__DATASET EXCERPT__:
◆ ◆ ◆ ◆ ◆ ◆ ◆
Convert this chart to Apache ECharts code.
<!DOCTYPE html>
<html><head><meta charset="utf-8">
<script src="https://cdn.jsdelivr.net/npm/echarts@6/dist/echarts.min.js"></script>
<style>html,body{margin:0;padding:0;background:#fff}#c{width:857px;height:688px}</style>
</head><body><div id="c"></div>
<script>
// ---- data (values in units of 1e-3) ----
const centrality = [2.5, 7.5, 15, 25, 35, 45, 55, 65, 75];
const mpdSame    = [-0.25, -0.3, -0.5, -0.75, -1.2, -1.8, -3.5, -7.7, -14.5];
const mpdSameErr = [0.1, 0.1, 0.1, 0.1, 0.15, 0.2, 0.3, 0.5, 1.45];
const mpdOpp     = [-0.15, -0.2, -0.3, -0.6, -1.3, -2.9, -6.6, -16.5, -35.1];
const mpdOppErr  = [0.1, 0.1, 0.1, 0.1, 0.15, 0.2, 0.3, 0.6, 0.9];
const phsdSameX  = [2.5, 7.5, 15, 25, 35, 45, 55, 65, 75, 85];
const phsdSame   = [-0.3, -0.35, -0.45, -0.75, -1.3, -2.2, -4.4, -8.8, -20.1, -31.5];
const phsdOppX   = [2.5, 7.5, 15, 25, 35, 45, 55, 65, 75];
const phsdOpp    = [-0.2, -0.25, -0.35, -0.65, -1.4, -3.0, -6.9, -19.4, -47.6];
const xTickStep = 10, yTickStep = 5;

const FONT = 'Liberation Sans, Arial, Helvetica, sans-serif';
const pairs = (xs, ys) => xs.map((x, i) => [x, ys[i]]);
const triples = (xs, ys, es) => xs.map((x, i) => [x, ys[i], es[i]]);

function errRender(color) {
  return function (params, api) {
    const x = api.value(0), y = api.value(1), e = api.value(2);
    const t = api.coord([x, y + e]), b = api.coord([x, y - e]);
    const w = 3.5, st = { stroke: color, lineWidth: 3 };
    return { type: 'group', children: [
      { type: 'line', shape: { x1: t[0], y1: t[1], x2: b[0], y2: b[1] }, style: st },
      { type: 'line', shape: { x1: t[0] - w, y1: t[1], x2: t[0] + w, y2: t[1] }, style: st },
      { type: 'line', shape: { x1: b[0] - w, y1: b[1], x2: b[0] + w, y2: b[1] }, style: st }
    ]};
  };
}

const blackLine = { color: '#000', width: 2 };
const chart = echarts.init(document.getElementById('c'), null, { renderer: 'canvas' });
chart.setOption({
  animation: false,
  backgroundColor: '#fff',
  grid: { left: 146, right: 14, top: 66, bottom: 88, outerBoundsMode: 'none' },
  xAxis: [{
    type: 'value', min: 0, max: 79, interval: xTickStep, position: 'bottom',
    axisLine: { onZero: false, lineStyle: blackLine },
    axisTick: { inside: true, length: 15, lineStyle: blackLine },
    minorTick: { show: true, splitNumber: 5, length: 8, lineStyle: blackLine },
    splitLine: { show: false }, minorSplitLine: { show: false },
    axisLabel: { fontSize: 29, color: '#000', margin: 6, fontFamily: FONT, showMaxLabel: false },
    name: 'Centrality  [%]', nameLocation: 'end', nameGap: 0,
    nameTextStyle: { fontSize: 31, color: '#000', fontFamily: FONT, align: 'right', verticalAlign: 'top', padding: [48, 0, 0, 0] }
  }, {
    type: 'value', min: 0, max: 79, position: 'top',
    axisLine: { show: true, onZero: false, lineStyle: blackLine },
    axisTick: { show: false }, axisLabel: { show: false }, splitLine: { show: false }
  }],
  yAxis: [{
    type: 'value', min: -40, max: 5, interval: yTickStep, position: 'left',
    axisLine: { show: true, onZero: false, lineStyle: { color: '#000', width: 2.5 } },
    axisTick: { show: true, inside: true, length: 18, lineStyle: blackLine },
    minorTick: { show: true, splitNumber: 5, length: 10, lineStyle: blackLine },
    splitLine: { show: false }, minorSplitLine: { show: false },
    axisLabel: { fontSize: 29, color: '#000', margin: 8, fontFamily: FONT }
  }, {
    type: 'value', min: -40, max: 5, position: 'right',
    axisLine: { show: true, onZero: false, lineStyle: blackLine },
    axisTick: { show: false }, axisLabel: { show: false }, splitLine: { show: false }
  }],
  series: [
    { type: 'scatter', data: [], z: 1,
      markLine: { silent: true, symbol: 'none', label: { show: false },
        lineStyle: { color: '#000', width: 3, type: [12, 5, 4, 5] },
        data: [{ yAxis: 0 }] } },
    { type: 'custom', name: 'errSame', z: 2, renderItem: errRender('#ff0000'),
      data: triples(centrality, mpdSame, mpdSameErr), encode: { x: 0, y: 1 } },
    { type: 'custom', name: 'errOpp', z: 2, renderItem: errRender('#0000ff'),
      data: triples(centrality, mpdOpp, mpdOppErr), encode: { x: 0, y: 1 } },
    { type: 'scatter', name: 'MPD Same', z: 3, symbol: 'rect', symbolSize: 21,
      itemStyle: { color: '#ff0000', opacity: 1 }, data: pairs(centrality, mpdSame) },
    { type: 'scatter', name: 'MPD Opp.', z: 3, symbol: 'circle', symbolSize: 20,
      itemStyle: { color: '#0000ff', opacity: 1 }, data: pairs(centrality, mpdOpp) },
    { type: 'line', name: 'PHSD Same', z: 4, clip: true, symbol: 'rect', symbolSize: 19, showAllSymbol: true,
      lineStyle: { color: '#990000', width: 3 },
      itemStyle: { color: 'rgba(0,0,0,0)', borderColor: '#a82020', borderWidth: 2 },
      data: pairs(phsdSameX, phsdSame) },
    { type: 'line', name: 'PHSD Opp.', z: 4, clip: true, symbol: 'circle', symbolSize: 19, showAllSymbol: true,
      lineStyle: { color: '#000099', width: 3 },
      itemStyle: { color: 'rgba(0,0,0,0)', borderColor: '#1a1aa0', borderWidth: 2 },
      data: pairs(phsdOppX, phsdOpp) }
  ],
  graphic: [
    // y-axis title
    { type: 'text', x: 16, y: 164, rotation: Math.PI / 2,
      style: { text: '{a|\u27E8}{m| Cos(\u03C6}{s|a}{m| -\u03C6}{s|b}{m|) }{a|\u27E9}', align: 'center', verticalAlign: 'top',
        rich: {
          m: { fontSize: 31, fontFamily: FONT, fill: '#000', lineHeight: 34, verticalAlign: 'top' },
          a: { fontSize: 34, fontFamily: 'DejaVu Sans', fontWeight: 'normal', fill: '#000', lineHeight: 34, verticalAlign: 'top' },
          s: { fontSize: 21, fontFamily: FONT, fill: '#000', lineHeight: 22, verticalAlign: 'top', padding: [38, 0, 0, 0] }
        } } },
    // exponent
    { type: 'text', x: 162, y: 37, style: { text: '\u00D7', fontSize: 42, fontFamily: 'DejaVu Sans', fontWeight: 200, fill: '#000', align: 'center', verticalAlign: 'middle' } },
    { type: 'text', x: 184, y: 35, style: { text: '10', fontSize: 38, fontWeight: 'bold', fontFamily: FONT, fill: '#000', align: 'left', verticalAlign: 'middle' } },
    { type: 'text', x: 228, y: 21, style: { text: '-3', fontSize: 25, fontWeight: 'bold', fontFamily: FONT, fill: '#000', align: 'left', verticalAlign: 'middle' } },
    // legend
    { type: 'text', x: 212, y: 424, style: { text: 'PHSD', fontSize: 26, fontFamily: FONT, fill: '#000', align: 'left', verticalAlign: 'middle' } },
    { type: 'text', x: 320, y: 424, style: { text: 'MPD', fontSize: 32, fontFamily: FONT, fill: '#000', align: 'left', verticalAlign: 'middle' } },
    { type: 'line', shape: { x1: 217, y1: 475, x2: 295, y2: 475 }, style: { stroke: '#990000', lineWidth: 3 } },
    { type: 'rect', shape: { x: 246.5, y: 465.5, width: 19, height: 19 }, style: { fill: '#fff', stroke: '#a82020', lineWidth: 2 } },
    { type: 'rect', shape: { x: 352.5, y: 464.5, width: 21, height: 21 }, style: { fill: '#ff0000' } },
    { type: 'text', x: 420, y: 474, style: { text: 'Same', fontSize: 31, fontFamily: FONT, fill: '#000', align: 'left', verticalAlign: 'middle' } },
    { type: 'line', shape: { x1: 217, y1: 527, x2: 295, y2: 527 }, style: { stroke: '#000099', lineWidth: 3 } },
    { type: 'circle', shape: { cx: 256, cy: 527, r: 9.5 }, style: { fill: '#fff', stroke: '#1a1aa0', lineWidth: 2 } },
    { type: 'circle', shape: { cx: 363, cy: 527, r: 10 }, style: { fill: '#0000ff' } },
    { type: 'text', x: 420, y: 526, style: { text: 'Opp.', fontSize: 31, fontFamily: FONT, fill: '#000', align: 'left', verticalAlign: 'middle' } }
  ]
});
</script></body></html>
◆ ◆ ◆ ◆ ◆ ◆ ◆
__REQUIRED WORK__: From the very first line of the data through the line with "const xTickStep = 10, yTickStep = 5;" in it, please reproduce each line exactly and output nothing more.

__RESPONSE FOR THIS EXERCISE__:
Convert this chart to Apache ECharts code.
<!DOCTYPE html>
<html><head><meta charset="utf-8">
<script src="https://cdn.jsdelivr.net/npm/echarts@6/dist/echarts.min.js"></script>
<style>html,body{margin:0;padding:0;background:#fff}#c{width:857px;height:688px}</style>
</head><body><div id="c"></div>
<script>
// ---- data (values in units of 1e-3) ----
const centrality = [2.5, 7.5, 15, 25, 35, 45, 55, 65, 75];
const mpdSame    = [-0.25, -0.3, -0.5, -0.75, -1.2, -1.8, -3.5, -7.7, -14.5];
const mpdSameErr = [0.1, 0.1, 0.1, 0.1, 0.15, 0.2, 0.3, 0.5, 1.45];
const mpdOpp     = [-0.15, -0.2, -0.3, -0.6, -1.3, -2.9, -6.6, -16.5, -35.1];
const mpdOppErr  = [0.1, 0.1, 0.1, 0.1, 0.15, 0.2, 0.3, 0.6, 0.9];
const phsdSameX  = [2.5, 7.5, 15, 25, 35, 45, 55, 65, 75, 85];
const phsdSame   = [-0.3, -0.35, -0.45, -0.75, -1.3, -2.2, -4.4, -8.8, -20.1, -31.5];
const phsdOppX   = [2.5, 7.5, 15, 25, 35, 45, 55, 65, 75];
const phsdOpp    = [-0.2, -0.25, -0.35, -0.65, -1.4, -3.0, -6.9, -19.4, -47.6];
const xTickStep = 10, yTickStep = 5;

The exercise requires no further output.